Partly through our good work—and that of Alok Sharma in his presidency of COP 26—China has now set a target of peaking its emissions in 2030 and meeting net zero in 2060. I do not know whether it will do that; ironically, it seems it might actually achieve it through the continued zero-Covid policy, which has crippled and will continue to cripple Chinese economic capacity for some time to come, until it has to make that break—I hope for the Chinese population that it will use western vaccines.

It is imperative that we engage China in that process globally. As the noble Baroness said, it is ahead globally on investment in renewables of all sorts. In fact, it has three times the level of renewables investment of the United States, which is second. It is a key player in that area and we must encourage and include it globally, despite the rest of the issues, in those conversations moving forward. It is so important that we remain global leaders in that area. How does the Minister see our leadership now that the present Government—and, I presume, the next Government under a new Prime Minister—have endorsed fracking in this country? I would be very interested in his comments on that.
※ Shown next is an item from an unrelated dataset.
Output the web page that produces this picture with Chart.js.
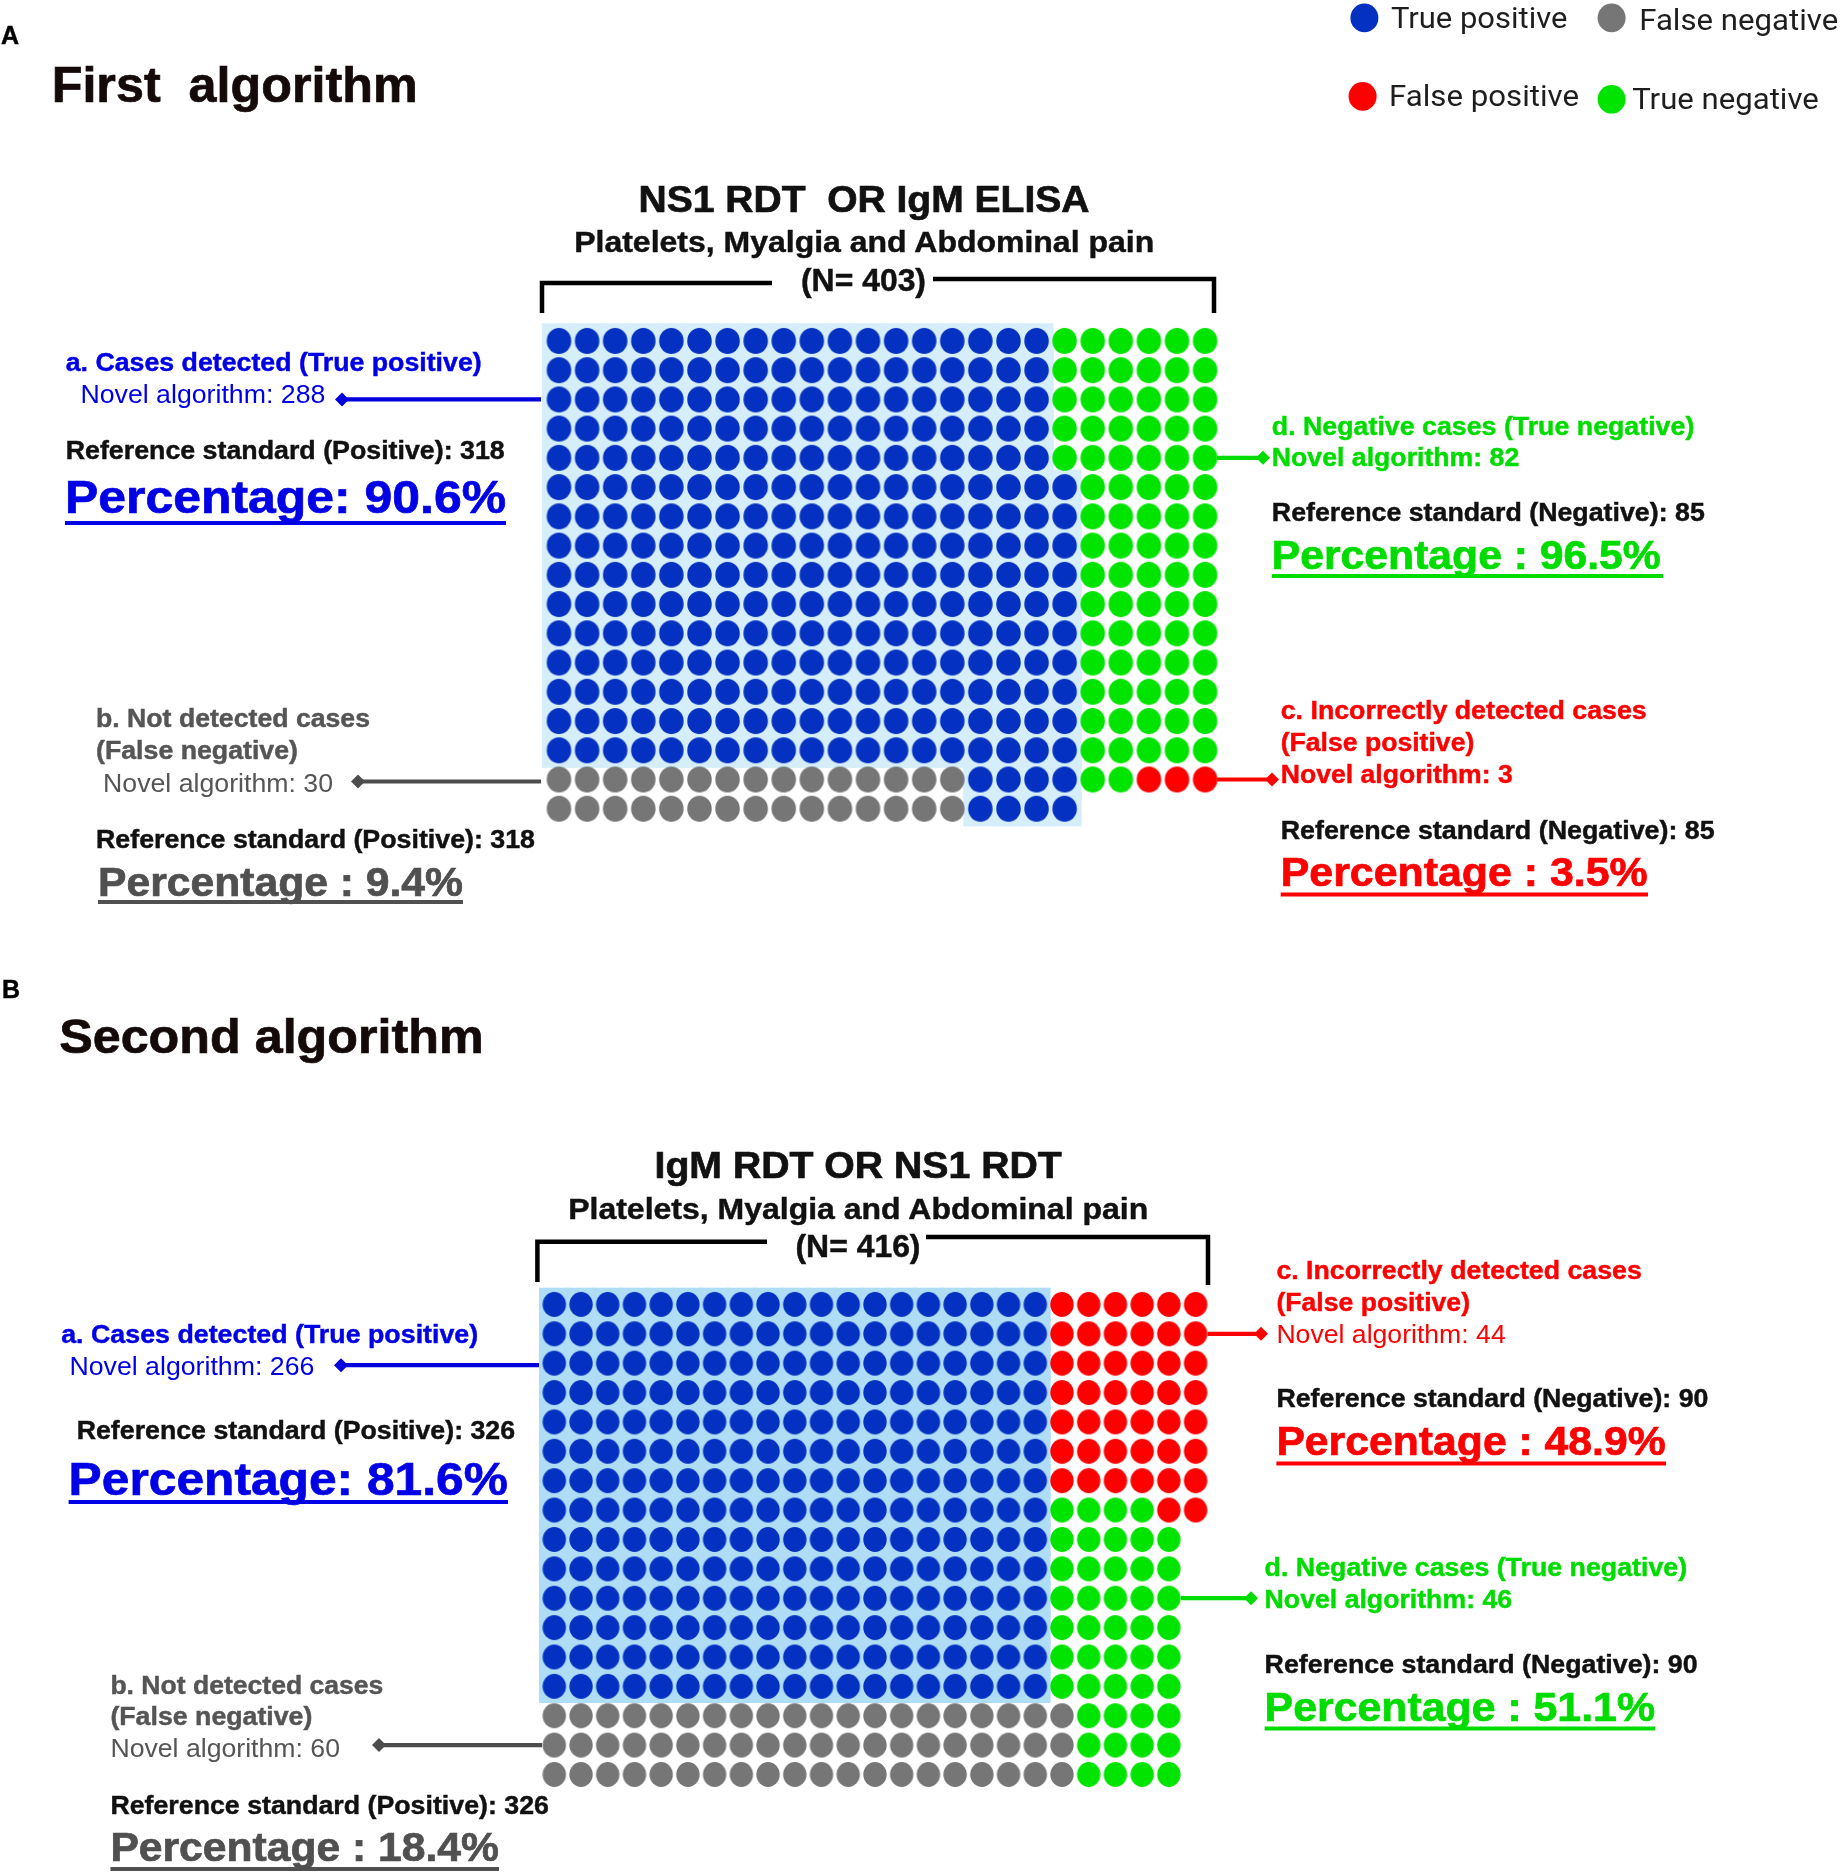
<!DOCTYPE html>
<html>
<head>
<meta charset="utf-8">
<script src="https://cdn.jsdelivr.net/npm/chart.js@4.4.0/dist/chart.umd.min.js"></script>
<style>
html,body{margin:0;padding:0;background:#fff}
#page{position:relative;width:1843px;height:1876px;overflow:hidden;background:#fff}
#page canvas{position:absolute}
#page svg{position:absolute;left:0;top:0}
#page text{white-space:pre}
</style>
</head>
<body>
<div id="page"></div>
<script>
// categories and colours
const categories = ["True positive", "False negative", "False positive", "True negative"]
const dotColors = ["#0531c2", "#767676", "#ff0000", "#00e400"]
const textColors = ["#0000e6", "#555555", "#ff0000", "#00dc00"]

// first algorithm
const countsA = [288, 30, 3, 82]
const refA = [318, 85]          // reference positive / negative
const pctA = [90.6, 9.4, 3.5, 96.5]

// second algorithm
const countsB = [266, 60, 44, 46]
const refB = [326, 90]
const pctB = [81.6, 18.4, 48.9, 51.1]

// waffle cells, one string per row: 0=TP 1=FN 2=FP 3=TN .=empty
const gridA = [
"000000000000000000333333",
"000000000000000000333333",
"000000000000000000333333",
"000000000000000000333333",
"000000000000000000333333",
"000000000000000000033333",
"000000000000000000033333",
"000000000000000000033333",
"000000000000000000033333",
"000000000000000000033333",
"000000000000000000033333",
"000000000000000000033333",
"000000000000000000033333",
"000000000000000000033333",
"000000000000000000033333",
"111111111111111000033222",
"1111111111111110000....."
]

const gridB = [
"0000000000000000000222222",
"0000000000000000000222222",
"0000000000000000000222222",
"0000000000000000000222222",
"0000000000000000000222222",
"0000000000000000000222222",
"0000000000000000000222222",
"0000000000000000000333322",
"000000000000000000033333.",
"000000000000000000033333.",
"000000000000000000033333.",
"000000000000000000033333.",
"000000000000000000033333.",
"000000000000000000033333.",
"111111111111111111113333.",
"111111111111111111113333.",
"111111111111111111113333."
]

const sum = a => a.reduce((s, v) => s + v, 0)
const page = document.getElementById("page")

function makeDot(color, w, h){
let c = document.createElement("canvas")
c.width = Math.ceil(w) + 2
c.height = Math.ceil(h) + 2
let g = c.getContext("2d")
g.fillStyle = color
g.beginPath()
g.ellipse(c.width / 2, c.height / 2, w / 2, h / 2, 0, 0, Math.PI * 2)
g.fill()
return c
}

// light blue patch behind the true positive cells
const cellBg = {
id: "cellbg",
beforeDatasetsDraw(chart, args, opts){
let {x, y} = chart.scales
let ctx = chart.ctx
ctx.save()
ctx.fillStyle = opts.color
chart.data.datasets[0].data.forEach(p => {
let l = x.getPixelForValue(p.x - 0.5) - opts.pad
let r = x.getPixelForValue(p.x + 0.5) + opts.pad
let a = y.getPixelForValue(p.y - 0.5), b = y.getPixelForValue(p.y + 0.5)
let t = Math.min(a, b) - opts.pad, btm = Math.max(a, b) + opts.pad
ctx.fillRect(l, t, r - l, btm - t)
})
ctx.restore()
}
}

const panelA = {grid: gridA, counts: countsA, x0: 559, dx: 28.09, y0: 340.9, dy: 29.24, dotW: 24.5, dotH: 26, pad: 3, bg: "#d6eefa"}
const panelB = {grid: gridB, counts: countsB, x0: 554.3, dx: 26.72, y0: 1304.4, dy: 29.38, dotW: 23.4, dotH: 25, pad: 2, bg: "#b0ddf6"}

const rowY = (p, r) => p.y0 + r * p.dy
const colX = (p, c) => p.x0 + c * p.dx

function drawPanel(p){
let cols = p.grid[0].length, rows = p.grid.length, M = 20
let areaL = p.x0 - p.dx / 2, areaT = p.y0 - p.dy / 2
let areaW = cols * p.dx, areaH = rows * p.dy
let left = Math.floor(areaL - M), top = Math.floor(areaT - M)
let width = Math.ceil(areaL + areaW + M) - left
let height = Math.ceil(areaT + areaH + M) - top

let cv = document.createElement("canvas")
cv.width = width
cv.height = height
cv.style.left = left + "px"
cv.style.top = top + "px"
cv.style.width = width + "px"
cv.style.height = height + "px"
page.appendChild(cv)

let datasets = categories.map((label, k) => ({
label: label,
data: [],
pointStyle: makeDot(dotColors[k], p.dotW, p.dotH),
pointRadius: 12,
pointHoverRadius: 12,
showLine: false
}))

p.grid.forEach((row, r) => {
for (let c = 0; c < row.length; c++){
if (row[c] !== ".") datasets[+row[c]].data.push({x: c, y: r})
}
})

datasets.forEach((d, k) => {
if (d.data.length !== p.counts[k]) throw new Error("grid mismatch " + categories[k] + " " + d.data.length + " vs " + p.counts[k])
})

new Chart(cv, {
type: "scatter",
data: {datasets: datasets},
options: {
responsive: false,
animation: false,
events: [],
layout: {padding: {
left: areaL - left,
top: areaT - top,
right: left + width - (areaL + areaW),
bottom: top + height - (areaT + areaH)
}},
scales: {
x: {type: "linear", min: -0.5, max: cols - 0.5, display: false},
y: {type: "linear", min: -0.5, max: rows - 0.5, reverse: true, display: false}
},
plugins: {
legend: {display: false},
tooltip: {enabled: false},
cellbg: {color: p.bg, pad: p.pad}
}
},
plugins: [cellBg]
})
}

drawPanel(panelA)
drawPanel(panelB)

// text, brackets and arrows
const NS = "http://www.w3.org/2000/svg"
const svg = document.createElementNS(NS, "svg")
svg.setAttribute("width", 1843)
svg.setAttribute("height", 1876)
page.appendChild(svg)

function el(tag, attrs){
let e = document.createElementNS(NS, tag)
for (let k in attrs) e.setAttribute(k, attrs[k])
svg.appendChild(e)
return e
}

const SANS = '"Liberation Sans", Arimo, Arial, Helvetica, sans-serif'

function T(x, y, s, size, weight, fill, w, family){
let a = {x: x, y: y, "font-size": size, "font-weight": weight, fill: fill, "font-family": family || SANS}
if (w){ a.textLength = w; a.lengthAdjust = "spacingAndGlyphs" }
// the source text is a little heavier than plain bold
if (weight === "bold"){ a.stroke = fill; a["stroke-width"] = size > 35 ? 0.7 : 0.45 }
el("text", a).textContent = s
}

function U(x1, x2, y, color){
el("line", {x1: x1, x2: x2, y1: y, y2: y, stroke: color, "stroke-width": 4})
}

function arrow(x1, x2, y, color){
el("line", {x1: x1, x2: x2, y1: y, y2: y, stroke: color, "stroke-width": 4.2})
el("polygon", {points: `${x2-7},${y} ${x2},${y-7} ${x2+7},${y} ${x2},${y+7}`, fill: color})
}

function bracket(l, r, yl, yr, bottomL, bottomR, gapL, gapR){
el("polyline", {points: `${l},${bottomL} ${l},${yl} ${gapL},${yl}`, fill: "none", stroke: "#000", "stroke-width": 4.5})
el("polyline", {points: `${gapR},${yr} ${r},${yr} ${r},${bottomR}`, fill: "none", stroke: "#000", "stroke-width": 4.5})
}

const blue = textColors[0], gray = textColors[1], red = textColors[2], green = textColors[3]
const grayP = "#505050", black = "#111111"
const pct = v => v.toFixed(1) + "%"

// legend
const legendPos = [
{cx: 1364.4, cy: 17.9, tx: 1390.9, ty: 27.9, w: 176.6},
{cx: 1611.6, cy: 17.9, tx: 1639.2, ty: 30.4, w: 199},
{cx: 1362.6, cy: 96.4, tx: 1389, ty: 106.4, w: 190},
{cx: 1611.6, cy: 99.3, tx: 1632.2, ty: 109, w: 186.6}
]
categories.forEach((c, k) => {
let L = legendPos[k]
el("ellipse", {cx: L.cx, cy: L.cy, rx: 14, ry: 14.3, fill: dotColors[k]})
T(L.tx, L.ty, c, 29, "normal", "#1e1e1e", L.w, "Roboto, sans-serif")
})

// panel A
T(1, 43.6, "A", 25, "bold", "#000")
T(51.7, 101.8, "First  algorithm", 50, "bold", "#140a0a", 366)
T(638.5, 212.3, "NS1 RDT  OR IgM ELISA", 36, "bold", black, 451)
T(574.2, 251.7, "Platelets, Myalgia and Abdominal pain", 30, "bold", black, 580)
T(801, 291, "(N= " + sum(countsA) + ")", 31, "bold", black, 125)
bracket(542, 1214, 283, 279, 313, 313, 772, 933)

T(65.7, 371, "a. Cases detected (True positive)", 26, "bold", blue, 416)
T(80.4, 402.5, "Novel algorithm: " + countsA[0], 26, "normal", blue, 245)
arrow(541, 342, rowY(panelA, 2), "#0000dd")
T(65.7, 458.6, "Reference standard (Positive): " + refA[0], 26, "bold", black, 439)
T(65, 512.9, "Percentage: " + pct(pctA[0]), 46, "bold", blue, 441)
U(65, 506, 523, blue)

T(96, 727, "b. Not detected cases", 26, "bold", gray, 274)
T(96, 758.6, "(False negative)", 26, "bold", gray, 202)
T(103, 791.8, "Novel algorithm: " + countsA[1], 26, "normal", gray, 230)
arrow(541, 358, rowY(panelA, 15) + 2, "#4d4d4d")
T(96, 848, "Reference standard (Positive): " + refA[0], 26, "bold", black, 439)
T(98, 895.5, "Percentage : " + pct(pctA[1]), 40, "bold", grayP, 365)
U(98, 463, 902, grayP)

T(1271.8, 434.6, "d. Negative cases (True negative)", 26, "bold", green, 422.5)
T(1271.8, 465.7, "Novel algorithm: " + countsA[3], 26, "bold", green, 247.5)
arrow(colX(panelA, 23) + 12, 1263, rowY(panelA, 4), green)
T(1271.8, 521.4, "Reference standard (Negative): " + refA[1], 26, "bold", black, 433)
T(1271.8, 568.6, "Percentage : " + pct(pctA[3]), 40, "bold", green, 389)
U(1271.8, 1663, 576, green)

T(1280.7, 718.6, "c. Incorrectly detected cases", 26, "bold", red, 366)
T(1280.7, 750.7, "(False positive)", 26, "bold", red, 193.6)
T(1280.7, 782.9, "Novel algorithm: " + countsA[2], 26, "bold", red, 232)
arrow(colX(panelA, 23) + 12, 1272, rowY(panelA, 15), red)
T(1280.7, 839.3, "Reference standard (Negative): " + refA[1], 26, "bold", black, 434)
T(1280.7, 886.4, "Percentage : " + pct(pctA[2]), 40, "bold", red, 367)
U(1280.7, 1648, 894.5, red)

// panel B
T(2, 998, "B", 25, "bold", "#000")
T(59.2, 1052.7, "Second algorithm", 48, "bold", "#140a0a", 424.5)
T(654.5, 1178.3, "IgM RDT OR NS1 RDT", 36, "bold", black, 407.3)
T(568.2, 1219, "Platelets, Myalgia and Abdominal pain", 30, "bold", black, 580)
T(795.5, 1256.7, "(N= " + sum(countsB) + ")", 31, "bold", black, 125)
bracket(537.4, 1208, 1241.7, 1237, 1282, 1285, 767, 926)

T(61.2, 1343, "a. Cases detected (True positive)", 26, "bold", blue, 417)
T(69.4, 1375, "Novel algorithm: " + countsB[0], 26, "normal", blue, 245)
arrow(539, 341, rowY(panelB, 2) + 2, "#0000dd")
T(76.7, 1439.4, "Reference standard (Positive): " + refB[0], 26, "bold", black, 438.4)
T(68.6, 1494.6, "Percentage: " + pct(pctB[0]), 46, "bold", blue, 439.3)
U(68.6, 508, 1502, blue)

T(110.4, 1693.5, "b. Not detected cases", 26, "bold", gray, 273)
T(110.4, 1724.9, "(False negative)", 26, "bold", gray, 202)
T(110.4, 1757, "Novel algorithm: " + countsB[1], 26, "normal", gray, 229.6)
arrow(542, 379, rowY(panelB, 15), "#4d4d4d")
T(110.4, 1813.5, "Reference standard (Positive): " + refB[0], 26, "bold", black, 438.5)
T(110.4, 1860.6, "Percentage : " + pct(pctB[1]), 40, "bold", grayP, 388.6)
U(110.4, 499, 1869, grayP)

T(1276.4, 1278.6, "c. Incorrectly detected cases", 26, "bold", red, 365.4)
T(1276.4, 1310.7, "(False positive)", 26, "bold", red, 193.6)
T(1276.4, 1342.9, "Novel algorithm: " + countsB[2], 26, "normal", red, 229.3)
arrow(colX(panelB, 24) + 12, 1261, rowY(panelB, 1), red)
T(1276.4, 1407.1, "Reference standard (Negative): " + refB[1], 26, "bold", black, 432)
T(1276.4, 1455.4, "Percentage : " + pct(pctB[2]), 40, "bold", red, 389.3)
U(1276.4, 1666, 1463.6, red)

T(1264.6, 1576, "d. Negative cases (True negative)", 26, "bold", green, 422.5)
T(1264.6, 1608.2, "Novel algorithm: " + countsB[3], 26, "bold", green, 247.5)
arrow(colX(panelB, 23) + 12, 1251, rowY(panelB, 10), green)
T(1264.6, 1672.5, "Reference standard (Negative): " + refB[1], 26, "bold", black, 433)
T(1264.6, 1720.7, "Percentage : " + pct(pctB[3]), 40, "bold", green, 390.4)
U(1264.6, 1655, 1728.6, green)
</script>
</body>
</html>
That leadership on investment, however, has another difficult effect on us. Through its supply chain and economy, China produces some 80% of solar panels globally. It has, if not quite a monopoly, a dominant oligopolistic position in supply chains nationally and globally, which is expected to rise to something like 95% if trends continue in certain areas of that supply chain. We in this country are very much into wind, and offshore wind, but solar is the major area of renewables transition and China has, and will continue to have, a stranglehold in that area. In EV batteries—I think the noble Lord, Lord Alton, mentioned EVs—it has a market share of about 60% at the moment in productive capacity. Even on wind turbines, 10 of the top 15 companies globally are Chinese. Most of those are for investment within China, but believe me, Chinese companies are predatory globally. Once they fulfil their own market and have extra capacity, they will move outside. There is real concern here about the transition needed throughout the world when China has a stranglehold on those technologies. I am interested to understand from the Minister, who I know is very strong in these areas, how we might start to change that so we do not have the equivalent of Russian gas dependency that the European Union has had until now.

I mention one more related area: rare earths. Again, China has something like an 80% stranglehold on the production of rare earths. As we know, there are 17 of these elements and, because of their conductivity and magnetism, they are used in all sorts of high-tech applications. I am not so much asking about alternative sources of supply—although that is important and I would be interested to also hear how the Government are approaching that. To me, this is the key area where we need to move from a linear to a circular economy; this is true in batteries—lithium and others. For all transition and high-tech sectors, we need to concentrate on and incentivise a circular economy, so that we can recycle these products and use them within our economy, increasing our security and lessening our dependence on other, chancier nations, securing our supply chain and helping the earth’s resources as well. Can the Minister say whether the Government are really going to push forward that agenda?

China may look on the United Kingdom as a not particularly helpful player in the past, but that is no excuse for its agenda at the moment. This report, produced under the excellent chairmanship of the noble Baroness, Lady Anelay, lays out a lot of those challenges. We must work with our allies in Europe, the rest of the world and the G7 to ensure that the rise of China is much more benevolent and less dangerous to us as a civilisation.